Nuclear services company NuScale’s advanced reactor design should soon be certified by the Nuclear Regulatory Commission to be built in the United States, the agency said in a press release last week.
The commission directed its staff to draw up a final rule approving NuScale’s small modular reactor (SMR) design, first proposed in 2016, according to the release. The certification, which signals that the design meets the agency’s “applicable safety requirements,” will go into effect 30 days after NRC staff publish their final rule in the Federal Register, the press release said.
As of Tuesday, agency staff had yet to publish the final rule. A spokesperson told RadWaste Monitor via email Monday that it should go live “in the near future.”
NRC’s certification is aimed at streamlining the licensing process for future nuclear facilities that plan to use NuScale’s SMR design. Applicants will not have to address safety issues already covered in the commission’s design approval, the press release said. Instead, NRC’s licensing review “would address any remaining safety and environmental issues for the proposed nuclear power plant.”

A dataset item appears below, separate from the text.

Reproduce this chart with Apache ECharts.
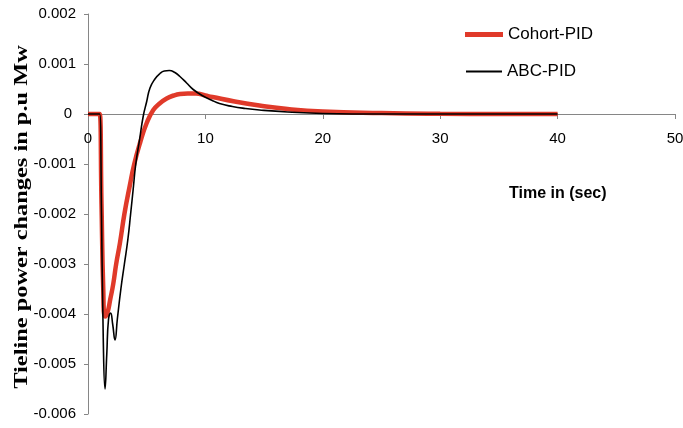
<!DOCTYPE html>
<html><head><meta charset="utf-8">
<script src="https://cdn.jsdelivr.net/npm/echarts@6/dist/echarts.min.js"></script>
<style>html,body{margin:0;padding:0;background:#fff}#c{width:683px;height:428px}</style>
</head><body><div id="c"></div>
<script>
var cohortT = [0, 0.9, 1.0, 1.15, 1.3, 1.45, 1.65, 1.9, 2.15, 2.4, 2.72, 3.1, 3.57, 3.94, 4.43, 5.0, 5.56, 6.1, 6.7, 7.3, 7.83, 8.5, 9.2, 10.0, 10.6, 12.5, 14.6, 17, 20, 25, 30, 35, 40];
var cohortV = [0, 0, 0, -0.0018, -0.0035, -0.00405, -0.00398, -0.0037, -0.0034, -0.003, -0.00258, -0.002, -0.00142, -0.001, -0.00058, -0.00018, 0.00008, 0.00021, 0.00031, 0.00037, 0.0004, 0.00041, 0.00041, 0.00037, 0.00034, 0.00025, 0.00017, 0.0001, 0.00005, 0.00002, 0.000005, 0, 0];
var abcT = [0, 0.9, 1.0, 1.15, 1.3, 1.45, 1.6, 1.75, 1.93, 2.1, 2.3, 2.5, 2.8, 3.1, 3.4, 3.63, 3.85, 4.07, 4.4, 4.7, 5.0, 5.28, 5.7, 6.13, 6.5, 6.92, 7.4, 7.83, 8.4, 8.96, 9.8, 10.5, 11.2, 12.3, 13.4, 14.6, 17, 20, 25, 40];
var abcV = [0, 0, 0, -0.002, -0.0045, -0.0055, -0.0048, -0.0041, -0.00398, -0.0042, -0.00452, -0.0041, -0.0035, -0.003, -0.0025, -0.002, -0.0015, -0.001, -0.0005, -0.00005, 0.00025, 0.00052, 0.0007, 0.00081, 0.00086, 0.00087, 0.00083, 0.00075, 0.00062, 0.00049, 0.00036, 0.00028, 0.00021, 0.00015, 0.00011, 0.00008, 0.00004, 0.00001, 0, 0];
var xTicks = [0, 10, 20, 30, 40, 50];
var yTicks = [-0.006, -0.005, -0.004, -0.003, -0.002, -0.001, 0, 0.001, 0.002];

function pairs(t, v) { return t.map(function (x, i) { return [x, v[i]]; }); }

var gridTop = 14, gridBottom = 14, plotH = 428 - gridTop - gridBottom;
var yMin = -0.006, yMax = 0.002;
// place the x axis at y = 0 of the value axis
var zeroOffset = -plotH * (0 - yMin) / (yMax - yMin);
var lblFont = { fontFamily: 'Liberation Sans', fontSize: 15, color: '#000' };

var chart = echarts.init(document.getElementById('c'));
chart.setOption({
  animation: false,
  grid: { left: 88, right: 8, top: gridTop, bottom: gridBottom, outerBoundsMode: 'none', containLabel: false },
  legend: [{
    orient: 'vertical', left: 465, top: 26, padding: 0, itemWidth: 38, itemHeight: 5, icon: 'rect',
    textStyle: { fontFamily: 'Liberation Sans', fontSize: 17, color: '#000' },
    data: [{ name: 'Cohort-PID', itemStyle: { color: '#e03a2a' } }]
  }, {
    orient: 'vertical', left: 466, top: 63, padding: 0, itemWidth: 36, itemHeight: 2, icon: 'rect',
    textStyle: { fontFamily: 'Liberation Sans', fontSize: 17, color: '#000' },
    data: [{ name: 'ABC-PID', itemStyle: { color: '#000' } }]
  }],
  xAxis: {
    type: 'value', min: 0, max: 50, interval: 10, position: 'bottom', offset: zeroOffset,
    axisLine: { onZero: false, lineStyle: { color: '#868686', width: 1 } },
    axisTick: { show: true, length: 5, lineStyle: { color: '#868686' } },
    axisLabel: Object.assign({ show: true, margin: 17,
      formatter: function (v) { return xTicks.indexOf(v) >= 0 ? String(v) : ''; } }, lblFont),
    splitLine: { show: false }
  },
  yAxis: {
    type: 'value', min: yMin, max: yMax, interval: 0.001,
    axisLine: { show: true, onZero: false, lineStyle: { color: '#868686', width: 1 } },
    axisTick: { show: true, length: 4, lineStyle: { color: '#868686' } },
    axisLabel: Object.assign({ margin: 12,
      rich: { z: Object.assign({ padding: [0, 4, 0, 0] }, lblFont) },
      formatter: function (v) {
        var r = Math.round(v * 1000) / 1000;
        for (var i = 0; i < yTicks.length; i++) {
          if (Math.abs(yTicks[i] - r) < 1e-9) return r === 0 ? '{z|0}' : r.toFixed(3);
        }
        return '';
      } }, lblFont),
    splitLine: { show: false }
  },
  graphic: [{
    type: 'text', x: 22, y: 217, rotation: Math.PI / 2, scaleX: 1.25,
    style: { text: 'Tieline power changes in p.u Mw', fontFamily: 'Liberation Serif', fontWeight: 'bold',
      fontSize: 19.5, fill: '#000', align: 'center', verticalAlign: 'middle' }
  }, {
    type: 'text', left: 509, top: 186,
    style: { text: 'Time in (sec)', fontFamily: 'Liberation Sans', fontWeight: 'bold', fontSize: 16, fill: '#000' }
  }],
  series: [
    { name: 'Cohort-PID', type: 'line', data: pairs(cohortT, cohortV), showSymbol: false, symbol: 'none',
      smooth: 0.5, lineStyle: { color: '#e03a2a', width: 4.5 }, itemStyle: { color: '#e03a2a' }, z: 2 },
    { name: 'ABC-PID', type: 'line', data: pairs(abcT, abcV), showSymbol: false, symbol: 'none',
      smooth: 0.5, lineStyle: { color: '#000', width: 1.6 }, itemStyle: { color: '#000' }, z: 3 }
  ]
});
</script></body></html>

The announcement follows a June report from a Stanford University-led research team that raised concerns about waste streams from advanced reactor designs such as NuScale’s SMR. The report concluded that, among other things, SMRs would produce a greater waste volume than conventional nuclear reactors, and that the spent fuel from such reactors would be around 50% more radioactive.
NuScale pushed back on the report, telling RadWaste Monitor at the time that the company’s SMR design “does not create waste and material streams that are novel to the nuclear power industry.” Waste management practices for NuScale’s advanced nuclear fuel are also “very well-established,” the company argued.
Oregon-based NuScale, in which Fluor is a leading investor, is working with a number of partners to deploy its proposed SMR technology. The company in 2021 signed an agreement with Grant County, Wash., to explore advanced reactors. NuScale is also working with a public utility commission in Utah to develop an SMR facility by 2029.